I also was surprising to not see the solution to the cache invalidation. The blog post describes how the tracing/logging mechanism works, but what about the actual cache consistency/invalidation strategy? I.e. what about many-to-many where one fetch returns inconsistent results.. how do you even know it's inconsistent? What about data queried while there's a transaction rollback.. when is it updated in the cache?

Sorry if it sounds like silly questions, I was genuinely curious to learn about the strategy since the blog started with "When it comes to cache invalidation, we believe we now have an effective solution to bridge the gap between theory and practice"

discuss

order

uvdn7|3 years ago

These are good questions. I might not have satisfying answers to all of them but I will try.

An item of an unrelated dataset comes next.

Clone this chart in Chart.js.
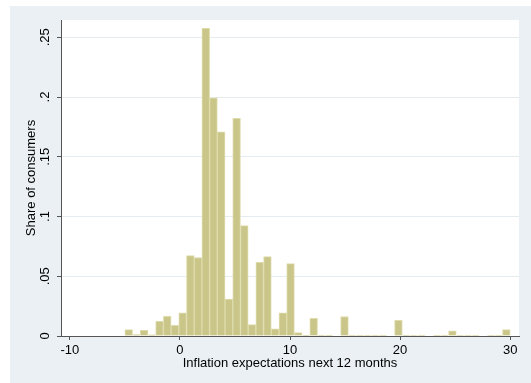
<!DOCTYPE html>
<html>
<head>
<meta charset="utf-8">
<script src="https://cdn.jsdelivr.net/npm/chart.js@4.4.1/dist/chart.umd.min.js"></script>
<style>
  html, body { margin: 0; padding: 0; background: #ffffff; }
  #wrap { width: 531px; height: 383px; }
</style>
</head>
<body>
<div id="wrap"><canvas id="myChart" width="531" height="383"></canvas></div>
<script>
// histogram bins: 50 bins of width 0.7 starting at -5
var binStart = -5;
var binWidth = 0.7;
var shares = [
  0.0053, 0.0012, 0.0048, 0.0010, 0.0123, 0.0165, 0.0089, 0.0193, 0.0673, 0.0656,
  0.2575, 0.1994, 0.1709, 0.0310, 0.1821, 0.0924, 0.0095, 0.0617, 0.0665, 0.0059,
  0.0193, 0.0606, 0.0028, 0.0005, 0.0148, 0.0007, 0.0007, 0.0000, 0.0163, 0.0007,
  0.0006, 0.0006, 0.0007, 0.0007, 0.0000, 0.0131, 0.0007, 0.0006, 0.0007, 0.0000,
  0.0006, 0.0007, 0.0043, 0.0006, 0.0007, 0.0006, 0.0000, 0.0006, 0.0007, 0.0054
];
var xTicks = [-10, 0, 10, 20, 30];
var yTicks = [0, 0.05, 0.1, 0.15, 0.2, 0.25];
var yTickLabels = ["0", ".05", ".1", ".15", ".2", ".25"];

var points = [];
shares.forEach(function (v, i) {
  points.push({ x: binStart + binWidth * (i + 0.5), y: v });
});

var fontFam = "'Liberation Sans', Arial, sans-serif";

var bgPlugin = {
  id: "bgPlugin",
  beforeDraw: function (chart) {
    var ctx = chart.ctx, a = chart.chartArea;
    ctx.save();
    ctx.fillStyle = "#eaf0f3";
    ctx.fillRect(10, 6, chart.width - 10, chart.height - 6);
    ctx.fillStyle = "#ffffff";
    ctx.fillRect(a.left, a.top, a.right - a.left, a.bottom - a.top);
    ctx.restore();
  }
};

var barChart = new Chart("myChart", {
  type: "bar",
  data: {
    datasets: [{
      data: points,
      backgroundColor: "rgb(202,198,138)",
      borderColor: "rgb(223,220,172)",
      borderWidth: 1,
      barPercentage: 1,
      categoryPercentage: 1
    }]
  },
  options: {
    responsive: false,
    animation: false,
    layout: { padding: { top: 20, right: 12, left: 0, bottom: 0 } },
    plugins: { legend: { display: false }, tooltip: { enabled: false } },
    scales: {
      x: {
        type: "linear",
        min: -10.8,
        max: 30.8,
        offset: false,
        afterFit: function (s) { s.height = 47; },
        afterBuildTicks: function (s) { s.ticks = xTicks.map(function (v) { return { value: v }; }); },
        grid: { offset: false, drawOnChartArea: false, drawTicks: true, tickLength: 4, tickColor: "#555" },
        border: { color: "#555", width: 1 },
        ticks: { color: "#000", font: { family: fontFam, size: 13 }, padding: 3, maxRotation: 0 },
        title: { display: true, text: "Inflation expectations next 12 months", color: "#000",
                 font: { family: fontFam, size: 13 }, padding: { top: 0, bottom: 12 } }
      },
      y: {
        min: 0,
        max: 0.2645,
        afterFit: function (s) { s.width = 61; },
        afterBuildTicks: function (s) { s.ticks = yTicks.map(function (v) { return { value: v }; }); },
        grid: { color: "#e4ecef", drawTicks: true, tickLength: 4, tickColor: "#555" },
        border: { color: "#555", width: 1 },
        ticks: {
          color: "#000", font: { family: fontFam, size: 13 }, padding: 3,
          minRotation: 90, maxRotation: 90, crossAlign: "center",
          callback: function (v) { var i = yTicks.indexOf(v); return i >= 0 ? yTickLabels[i] : ""; }
        },
        title: { display: true, text: "Share of consumers", color: "#000",
                 font: { family: fontFam, size: 13 }, padding: { top: 24, bottom: 0 } }
      }
    }
  },
  plugins: [bgPlugin]
});
</script>
</body>
</html>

> what about many-to-many where one fetch returns inconsistent results Are you referring to the case when cache stores a complicated result of a function that fetches data from many sources, and how to figure out when to invalidate? If so, I am sorry but that's not the cache invalidation I was referring to. (https://news.ycombinator.com/item?id=31676102)

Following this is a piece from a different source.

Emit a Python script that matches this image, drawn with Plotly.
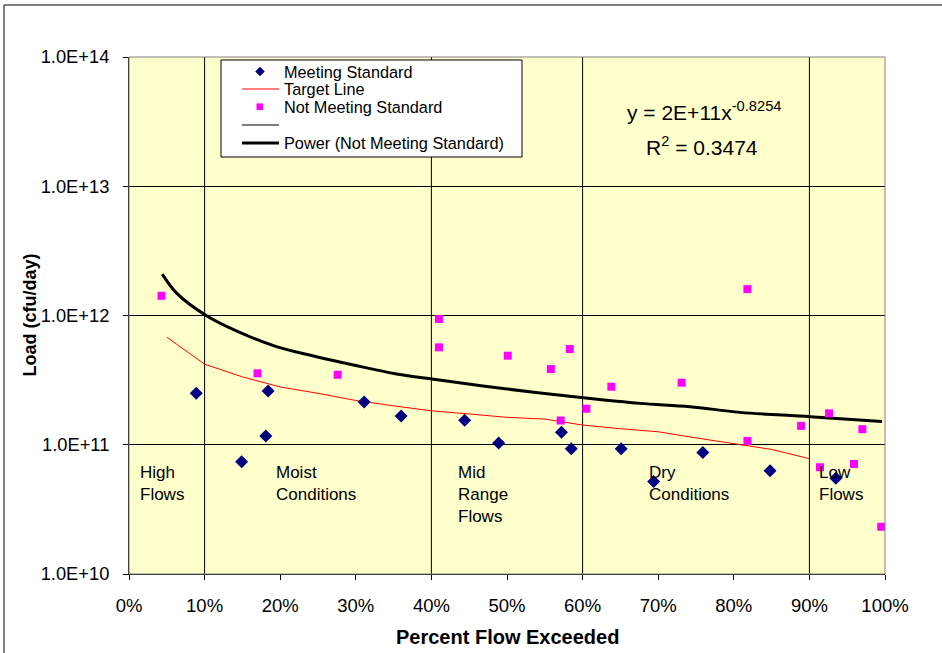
import plotly.graph_objects as go

# ---------------- data ----------------
meet_x = [8.9, 14.9, 18.1, 18.4, 31.1, 36.0, 44.4, 48.9, 57.2, 58.5, 65.1, 69.4, 75.9, 84.8, 93.5]
meet_y = [2.5e11, 7.4e10, 1.17e11, 2.6e11, 2.14e11, 1.67e11, 1.55e11, 1.03e11, 1.25e11,
          9.3e10, 9.3e10, 5.2e10, 8.7e10, 6.3e10, 5.5e10]

notmeet_x = [4.3, 17.0, 27.6, 41.0, 41.0, 50.1, 55.8, 57.1, 58.3, 60.5, 63.8, 73.1, 81.8, 81.8,
             88.9, 91.4, 92.6, 95.9, 97.0, 99.5]
notmeet_y = [1.42e12, 3.57e11, 3.48e11, 9.4e11, 5.67e11, 4.89e11, 3.85e11, 1.54e11, 5.5e11, 1.9e11,
             2.81e11, 3.02e11, 1.6e12, 1.07e11, 1.4e11, 6.7e10, 1.75e11, 7.1e10, 1.32e11, 2.32e10]

target_x = [5, 10, 15, 20, 25, 30, 35, 40, 45, 50, 55, 60, 65, 70, 75, 80, 85, 90]
target_y = [6.8e11, 4.2e11, 3.35e11, 2.8e11, 2.5e11, 2.2e11, 2.0e11, 1.83e11, 1.73e11, 1.63e11,
            1.58e11, 1.42e11, 1.33e11, 1.26e11, 1.13e11, 1.02e11, 9.2e10, 7.8e10]

power_x = [4.4, 6.3, 10.2, 14.2, 19.5, 24.4, 29.7, 35.4, 40.3, 50.0, 60.1, 67.6, 74.2, 80.8, 90.1, 99.6]
power_y = [2.09e12, 1.49e12, 1.0e12, 7.6e11, 5.74e11, 4.86e11, 4.14e11, 3.53e11, 3.21e11, 2.7e11,
           2.31e11, 2.09e11, 1.97e11, 1.78e11, 1.65e11, 1.51e11]

divider_pcts = [10, 40, 60, 90]
y_bottom, y_top = 1e10, 1e14

regions = ["High<br>Flows", "Moist<br>Conditions", "Mid<br>Range<br>Flows", "Dry<br>Conditions", "Low<br>Flows"]
region_x = [1.2, 19.2, 43.3, 68.5, 91.0]

legend_names = ["Meeting Standard", "Target Line", "Not Meeting Standard", "", "Power (Not Meeting Standard)"]

x_ticks = [0, 10, 20, 30, 40, 50, 60, 70, 80, 90, 100]
x_ticktext = ["0%", "10%", "20%", "30%", "40%", "50%", "60%", "70%", "80%", "90%", "100%"]
y_ticks = [1e10, 1e11, 1e12, 1e13, 1e14]
y_ticktext = ["1.0E+10", "1.0E+11", "1.0E+12", "1.0E+13", "1.0E+14"]

FONT = "Arial, 'Liberation Sans', sans-serif"

# plot area in pixels (for placing decorations in paper coordinates)
PL, PR, PT, PB = 129, 885, 57, 574


def px(x):
    return (x - PL) / (PR - PL)


def py(y):
    return (PB - y) / (PB - PT)


# divider lines as a series
div_x, div_y = [], []
for p in divider_pcts:
    div_x += [p, p, None]
    div_y += [y_bottom, y_top, None]

fig = go.Figure()
fig.add_trace(go.Scatter(x=div_x, y=div_y, mode="lines", name=legend_names[3],
                         line=dict(color="black", width=1), hoverinfo="skip"))
fig.add_trace(go.Scatter(x=target_x, y=target_y, mode="lines", name=legend_names[1],
                         line=dict(color="#FF0000", width=1)))
fig.add_trace(go.Scatter(x=power_x, y=power_y, mode="lines", name=legend_names[4],
                         line=dict(color="black", width=3, shape="spline")))
fig.add_trace(go.Scatter(x=meet_x, y=meet_y, mode="markers", name=legend_names[0],
                         marker=dict(symbol="diamond", size=10, color="#000080")))
fig.add_trace(go.Scatter(x=notmeet_x, y=notmeet_y, mode="markers", name=legend_names[2],
                         marker=dict(symbol="square", size=8, color="#FF00FF")))

annotations = []
for txt, rx in zip(regions, region_x):
    annotations.append(dict(x=rx, y=py(461), xref="x", yref="paper", text=txt,
                            showarrow=False, xanchor="left", yanchor="top", align="left",
                            font=dict(family=FONT, size=17, color="black")))

annotations += [
    dict(x=px(704), y=py(111), xref="paper", yref="paper",
         text="y = 2E+11x<sup>-0.8254</sup>", showarrow=False, xanchor="center", yanchor="middle",
         font=dict(family=FONT, size=21, color="black")),
    dict(x=px(702), y=py(146), xref="paper", yref="paper",
         text="R<sup>2</sup> = 0.3474", showarrow=False, xanchor="center", yanchor="middle",
         font=dict(family=FONT, size=21, color="black")),
    dict(x=px(29), y=0.5, xref="paper", yref="paper", text="<b>Load (cfu/day)</b>",
         textangle=-90, showarrow=False, xanchor="center", yanchor="middle",
         font=dict(family=FONT, size=18, color="black")),
    dict(x=0.5, y=py(637), xref="paper", yref="paper", text="<b>Percent Flow Exceeded</b>",
         showarrow=False, xanchor="center", yanchor="middle",
         font=dict(family=FONT, size=20, color="black")),
]

shapes = [
    dict(type="rect", xref="paper", yref="paper", x0=0, x1=1, y0=0, y1=1,
         line=dict(color="#808080", width=1), layer="above"),
    dict(type="rect", xref="paper", yref="paper",
         x0=px(4), x1=px(960), y0=py(680), y1=py(5),
         line=dict(color="black", width=1), layer="below"),
    # legend box
    dict(type="rect", xref="paper", yref="paper", x0=px(221), x1=px(522), y0=py(157), y1=py(60),
         line=dict(color="black", width=1), fillcolor="white", layer="above"),
]

# legend rows (y pixel centres)
row_y = [71.5, 89, 106.7, 125, 143]
for name, ry in zip(legend_names, row_y):
    if name:
        annotations.append(dict(x=px(282), y=py(ry), xref="paper", yref="paper", text=name,
                                showarrow=False, xanchor="left", yanchor="middle",
                                font=dict(family=FONT, size=16.3, color="black")))
# symbols
cx, cy, r = 260, row_y[0], 4.5
shapes.append(dict(type="path", xref="paper", yref="paper", layer="above",
                   path=f"M{px(cx)},{py(cy - r)} L{px(cx + r)},{py(cy)} L{px(cx)},{py(cy + r)} L{px(cx - r)},{py(cy)} Z",
                   fillcolor="#000080", line=dict(color="#000080", width=0.5)))
shapes.append(dict(type="line", xref="paper", yref="paper", layer="above",
                   x0=px(242), x1=px(279), y0=py(row_y[1]), y1=py(row_y[1]),
                   line=dict(color="#FF0000", width=1)))
shapes.append(dict(type="rect", xref="paper", yref="paper", layer="above",
                   x0=px(256.5), x1=px(263), y0=py(row_y[2] + 3.3), y1=py(row_y[2] - 3.3),
                   fillcolor="#FF00FF", line=dict(color="#FF00FF", width=0)))
shapes.append(dict(type="line", xref="paper", yref="paper", layer="above",
                   x0=px(242), x1=px(279), y0=py(row_y[3]), y1=py(row_y[3]),
                   line=dict(color="black", width=1)))
shapes.append(dict(type="line", xref="paper", yref="paper", layer="above",
                   x0=px(242), x1=px(279), y0=py(row_y[4]), y1=py(row_y[4]),
                   line=dict(color="black", width=3)))

fig.update_layout(
    width=942, height=653,
    margin=dict(l=PL, r=942 - PR, t=PT, b=653 - PB),
    paper_bgcolor="white", plot_bgcolor="#FFFFCC",
    font=dict(family=FONT, size=17, color="black"),
    showlegend=False,
    annotations=annotations,
    shapes=shapes,
)
fig.update_xaxes(range=[0, 100], tickmode="array", tickvals=x_ticks, ticktext=x_ticktext,
                 showgrid=False, zeroline=False, showline=True, linecolor="black", linewidth=1,
                 ticks="outside", ticklen=5, tickcolor="black", ticklabelstandoff=10,
                 tickfont=dict(family=FONT, size=18.5, color="black"))
fig.update_yaxes(type="log", range=[10, 14], tickmode="array", tickvals=y_ticks, ticktext=y_ticktext,
                 showgrid=True, gridcolor="black", gridwidth=1, zeroline=False,
                 showline=True, linecolor="black", linewidth=1,
                 ticks="outside", ticklen=5, tickcolor="black", ticklabelstandoff=10,
                 tickfont=dict(family=FONT, size=18.3, color="black"))

fig.write_html("out.html")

> What about data queried while there's a transaction rollback.. when is it updated in the cache

This might be easier to answer. I assume if you run the database with isolation level higher than read-committed, you will be fine.

i_r7al|3 years ago

> delaying performing the compute-intensive operation until an inconsistent sample crosses the reporting timescale

Could this delay cause a wrong reporting? Since the source of truth (the DB) could already received multiple mutate events of the data Polaris trying to verify? How do you handle this case?